14.02.25 04:46 PM - Comment(s) - By Merlin B. Thompson

It's an immense pleasure to welcome Paul McGlinchey (TM21C Executive in charge of Community Outreach) as author for this post. Thank you Paul for your insight into music teaching and commitment to Teach Music 21C. 

Repetition is a foundation of music practice. But do students actually know how to do it? Do we teach them how to turn mindless repetition into a focused effective process? Can we teach this set of skills with the same attention, patience, and intentionality that we bring to foundational techniques like hand position, breath, or bow? The problem is that students likely don't know how to do repetitions effectively; leading to frustration, wasted time, and anxiety over their lack of progress.

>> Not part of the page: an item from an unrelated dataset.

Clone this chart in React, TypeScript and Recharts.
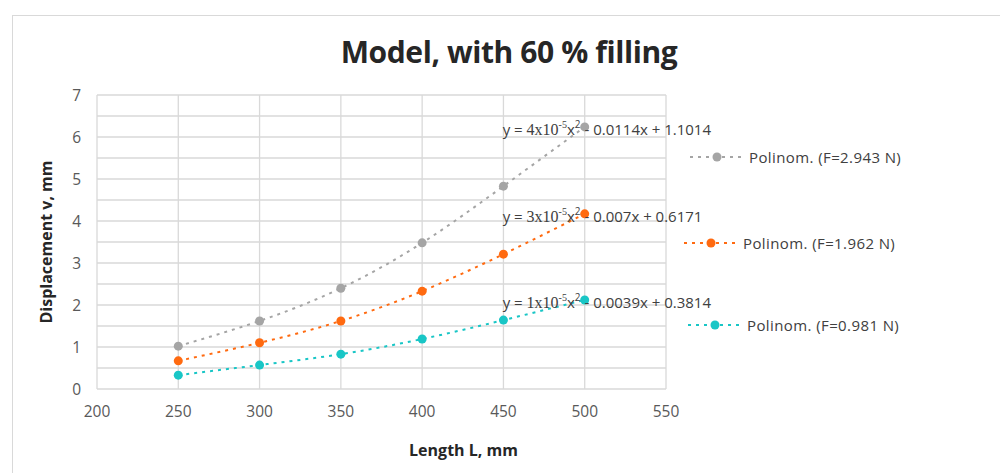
import {
  LineChart,
  Line,
  XAxis,
  YAxis,
  CartesianGrid,
  Legend,
  LabelList,
  ReferenceLine,
} from "recharts";

const lengths = [250, 300, 350, 400, 450, 500];
const dispF2943 = [1.02, 1.62, 2.4, 3.48, 4.83, 6.24];
const dispF1962 = [0.67, 1.1, 1.62, 2.33, 3.21, 4.17];
const dispF0981 = [0.33, 0.57, 0.83, 1.19, 1.64, 2.12];

const seriesNames = [
  "Polinom. (F=2.943 N)",
  "Polinom. (F=1.962 N)",
  "Polinom. (F=0.981 N)",
];
const eqCoef = ["4", "3", "1"];
const eqLinear = ["0.0114", "0.007", "0.0039"];
const eqConst = ["1.1014", "0.6171", "0.3814"];

const xTicks = [200, 250, 300, 350, 400, 450, 500, 550];
const yTicks = [0, 1, 2, 3, 4, 5, 6, 7];
const yGrid = [0, 0.5, 1, 1.5, 2, 2.5, 3, 3.5, 4, 4.5, 5, 5.5, 6, 6.5, 7];

const colors = ["#a5a5a5", "#ff6a10", "#19c6c6"];
const keys = ["f2943", "f1962", "f0981"];

const data = lengths.map((L, i) => ({
  L,
  f2943: dispF2943[i],
  f1962: dispF1962[i],
  f0981: dispF0981[i],
}));

const sans = "'Open Sans', 'Noto Sans', sans-serif";
const serif = "'Liberation Serif', 'DejaVu Serif', serif";

function Equation(props: any, s: number) {
  const { x, y, index } = props;
  if (index !== lengths.length - 1) return null;
  return (
    <text x={x - 82} y={y + 8} fontSize={15} fill="#404040" fontFamily={sans}>
      <tspan>y = </tspan>
      <tspan fontFamily={serif} fontSize={16}>{"  " + eqCoef[s]}x10</tspan>
      <tspan fontFamily={serif} fontSize={10} dy={-7}>-5</tspan>
      <tspan dy={7}>x</tspan>
      <tspan fontSize={10} dy={-7}>2</tspan>
      <tspan dy={7}>{"  - " + eqLinear[s] + "x + " + eqConst[s]}</tspan>
    </text>
  );
}

const legendPos = [
  { left: 680, top: 139 },
  { left: 674, top: 225 },
  { left: 678, top: 307 },
];

function LegendBox() {
  return (
    <div style={{ position: "relative", width: 0, height: 0 }}>
      {seriesNames.map((name, i) => (
        <div
          key={name}
          style={{
            position: "absolute",
            left: legendPos[i].left,
            top: legendPos[i].top,
            display: "flex",
            alignItems: "center",
            whiteSpace: "nowrap",
            fontFamily: sans,
            fontSize: 15,
            color: "#404040",
            letterSpacing: 0.4,
          }}
        >
          <svg width={58} height={12}>
            <line
              x1={2}
              y1={6}
              x2={56}
              y2={6}
              stroke={colors[i]}
              strokeWidth={2}
              strokeDasharray="3 5"
            />
            <circle cx={29} cy={6} r={4.5} fill={colors[i]} />
          </svg>
          <span style={{ marginLeft: 3 }}>{name}</span>
        </div>
      ))}
    </div>
  );
}

function App() {
  return (
    <div
      style={{
        position: "relative",
        width: 1000,
        height: 465,
        overflow: "hidden",
        background: "#fff",
      }}
    >
      <div
        style={{
          position: "absolute",
          left: 4,
          top: 7,
          width: 994,
          height: 500,
          border: "1.5px solid #d9d9d9",
          boxSizing: "border-box",
        }}
      />
      <div
        style={{
          position: "absolute",
          left: 0,
          top: 23,
          width: 1002,
          textAlign: "center",
          fontFamily: sans,
          fontWeight: 700,
          fontSize: 30,
          color: "#262626",
          letterSpacing: -0.4,
        }}
      >
        Model, with 60 % filling
      </div>
      <LineChart
        width={1000}
        height={465}
        data={data}
        margin={{ top: 87, right: 342, bottom: 14, left: 29 }}
        style={{ position: "absolute", left: 0, top: 0 }}
      >
        <CartesianGrid stroke="#d9d9d9" strokeWidth={1.3} horizontal={false} />
        {yGrid.map((v) => (
          <ReferenceLine key={v} y={v} stroke="#d9d9d9" strokeWidth={1.3} />
        ))}
        <XAxis
          type="number"
          dataKey="L"
          domain={[200, 550]}
          ticks={xTicks}
          interval={0}
          height={70}
          axisLine={false}
          tickLine={false}
          tickSize={0}
          tickMargin={17}
          tick={{ fill: "#595959", fontSize: 15.5, fontFamily: sans }}
          label={{
            value: "Length L, mm",
            position: "insideBottom",
            offset: 3,
            dx: 82,
            style: {
              fill: "#262626",
              fontSize: 16,
              fontWeight: 700,
              fontFamily: sans,
            },
          }}
        />
        <YAxis
          type="number"
          domain={[0, 7]}
          ticks={yTicks}
          interval={0}
          width={60}
          axisLine={false}
          tickLine={false}
          tickSize={0}
          tickMargin={16}
          tick={{ fill: "#595959", fontSize: 15.5, fontFamily: sans }}
          label={{
            value: "Displacement v, mm",
            angle: -90,
            position: "insideLeft",
            offset: 9,
            style: {
              textAnchor: "middle",
              fill: "#262626",
              fontSize: 16,
              fontWeight: 700,
              fontFamily: sans,
            },
          }}
        />
        <Legend content={() => <LegendBox />} wrapperStyle={{ left: 0, top: 0 }} />
        {keys.map((k, s) => (
          <Line
            key={k}
            dataKey={k}
            name={seriesNames[s]}
            type="natural"
            stroke={colors[s]}
            strokeWidth={2}
            strokeDasharray="3 5"
            dot={{ r: 4.5, fill: colors[s], stroke: colors[s], strokeWidth: 0 }}
            isAnimationActive={false}
          >
            <LabelList dataKey={k} content={(p: any) => Equation(p, s)} />
          </Line>
        ))}
      </LineChart>
    </div>
  );
}

export default App;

In my own music practice, I developed a process based on my study of Accelerated Learning. I realized that breaking repetition into clear, focused steps—prepare, play, reflect—helped me overcome frustration and improve my progress more effectively. Over time, I found that this procedure aligned closely with the principles of Deliberate Practice, a well-established method for mastering complex skills. This simple act of bringing focus and attention to each repetition has transformed practice for myself and for my students.


This is the process I use and teach, designing repetitions that are focused, effective, and a

safe space to make mistakes:

Prepare – Before playing a single note, we take a moment to clarify what we're about to do. What’s our goal? Are expectations clear? If not, adjust them. If they are, visualize the success we want to hear, feel, and see.

Play – Now, engage fully with the music. Focus on bringing intention to life. Listen closely. What’s working? What needs adjustment? Make a recording, if helpful.

Reflect – After playing, pause to reflect on the performance. Listen to the recording, if one was made. How did it go? What matched expectations, and what didn’t? Be as detailed as needed. Identify what to keep the same and what to refine for next time. 


Imagination, heightened experience, and reflection. This micro-practice design turns the iterative nature of repetition into a cyclical catalyst for students to build strong mental representations—the mental images and expectations that guide learning.

Anders Ericsson, in his book Peak, explains that mental representations help us understand, interpret, and organize information, making learning more effective. As Ericsson points out, this relationship between skill and mental representations is a "virtuous cycle":

• the clearer a student’s mental model, the more effectively they can practice,

• and the more effectively they practice, the clearer their mental model becomes.With each repetition, this cycle deepens learning and helps students make meaningful progress.


When I began teaching this process to my students, I saw immediate improvements in how they approached their practice sessions. By clarifying how to do repetitions, each one becomes an opportunity for exploration, imagination, and flow. Students could hear and feel their progress. This led them to be more engaged and confident in their abilities. I ended up sharing this process with other teachers, who taught it to their students, who in turn shared their sense of progress and feelings of enjoyment. 


Repetition isn’t just something students do—it’s something they can learn how to do well. 


As teachers, we already shape how students approach music. And while teaching students what to practice is important, teaching them how to practice is transformative.


By making prepare, play, reflect a habit, we help them build a lifelong skill—the ability to learn efficiently and with purpose. And when they experience that kind of success, they’re far more likely to stay engaged and motivated.